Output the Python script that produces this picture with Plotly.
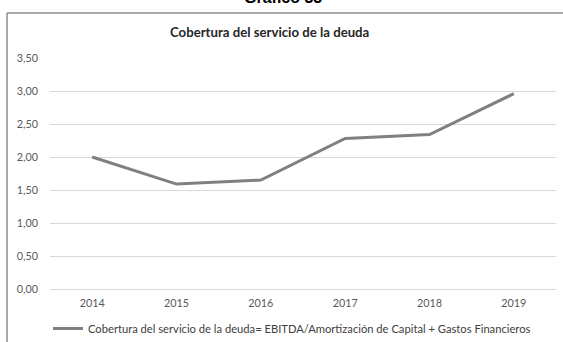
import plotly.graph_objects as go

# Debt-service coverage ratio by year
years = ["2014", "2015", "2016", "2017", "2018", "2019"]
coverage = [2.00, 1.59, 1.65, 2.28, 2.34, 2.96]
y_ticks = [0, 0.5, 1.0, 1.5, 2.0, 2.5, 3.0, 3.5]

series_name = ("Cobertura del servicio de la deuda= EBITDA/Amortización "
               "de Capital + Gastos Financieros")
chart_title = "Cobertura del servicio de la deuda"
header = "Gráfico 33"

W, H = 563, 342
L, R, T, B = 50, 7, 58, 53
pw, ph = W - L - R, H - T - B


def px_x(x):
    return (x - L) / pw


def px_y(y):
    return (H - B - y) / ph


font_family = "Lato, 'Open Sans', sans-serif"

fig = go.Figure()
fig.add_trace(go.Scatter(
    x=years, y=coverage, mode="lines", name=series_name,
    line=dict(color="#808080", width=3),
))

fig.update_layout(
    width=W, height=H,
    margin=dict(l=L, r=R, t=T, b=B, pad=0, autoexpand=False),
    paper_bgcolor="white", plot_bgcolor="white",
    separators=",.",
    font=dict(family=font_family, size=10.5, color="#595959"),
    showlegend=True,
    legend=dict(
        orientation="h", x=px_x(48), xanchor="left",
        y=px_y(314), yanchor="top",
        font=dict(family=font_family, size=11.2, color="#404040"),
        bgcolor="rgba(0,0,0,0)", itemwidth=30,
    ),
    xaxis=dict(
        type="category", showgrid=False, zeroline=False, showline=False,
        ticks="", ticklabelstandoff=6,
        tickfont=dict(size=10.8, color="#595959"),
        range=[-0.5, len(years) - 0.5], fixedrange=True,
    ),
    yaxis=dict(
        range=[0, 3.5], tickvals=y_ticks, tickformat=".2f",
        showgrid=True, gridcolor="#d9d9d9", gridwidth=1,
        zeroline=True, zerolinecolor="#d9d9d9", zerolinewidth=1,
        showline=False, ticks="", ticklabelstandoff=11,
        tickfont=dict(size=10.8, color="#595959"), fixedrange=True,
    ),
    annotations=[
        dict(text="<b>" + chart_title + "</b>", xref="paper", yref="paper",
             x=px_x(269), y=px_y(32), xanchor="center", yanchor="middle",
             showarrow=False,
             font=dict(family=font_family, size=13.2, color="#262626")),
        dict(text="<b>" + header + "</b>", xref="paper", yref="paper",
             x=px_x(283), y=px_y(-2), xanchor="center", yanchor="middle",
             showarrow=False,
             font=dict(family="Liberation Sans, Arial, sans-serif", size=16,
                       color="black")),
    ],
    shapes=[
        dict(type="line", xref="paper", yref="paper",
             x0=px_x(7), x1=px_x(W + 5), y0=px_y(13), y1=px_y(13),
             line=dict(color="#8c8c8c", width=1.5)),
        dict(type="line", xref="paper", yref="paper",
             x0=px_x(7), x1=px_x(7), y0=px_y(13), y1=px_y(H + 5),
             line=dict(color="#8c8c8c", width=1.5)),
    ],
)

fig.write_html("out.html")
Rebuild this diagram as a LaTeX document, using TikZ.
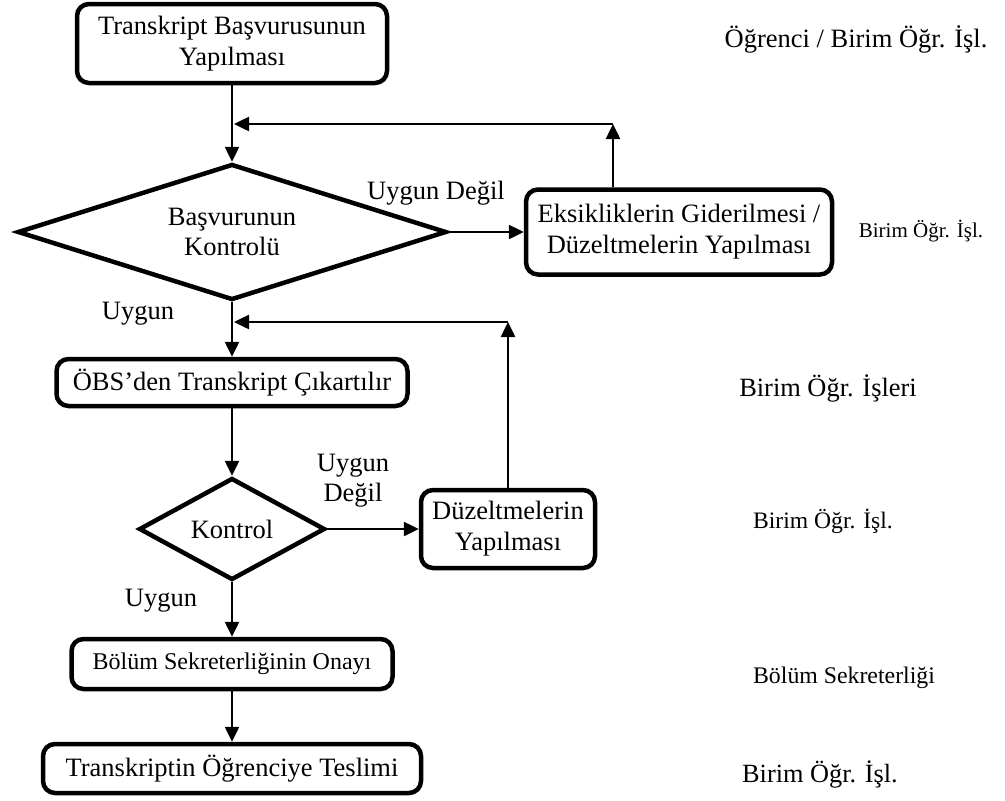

======

### TASK REQUIREMENTS
Pictures are excluded: retype only the lines from the beginning of the listing above through the line with "y_ticks = [0, 0.5, 1.0, 1.5, 2.0, 2.5, 3.0, 3.5]", both included.

### CORRECT OUTPUT
Output the Python script that produces this picture with Plotly.
import plotly.graph_objects as go

# Debt-service coverage ratio by year
years = ["2014", "2015", "2016", "2017", "2018", "2019"]
coverage = [2.00, 1.59, 1.65, 2.28, 2.34, 2.96]
y_ticks = [0, 0.5, 1.0, 1.5, 2.0, 2.5, 3.0, 3.5]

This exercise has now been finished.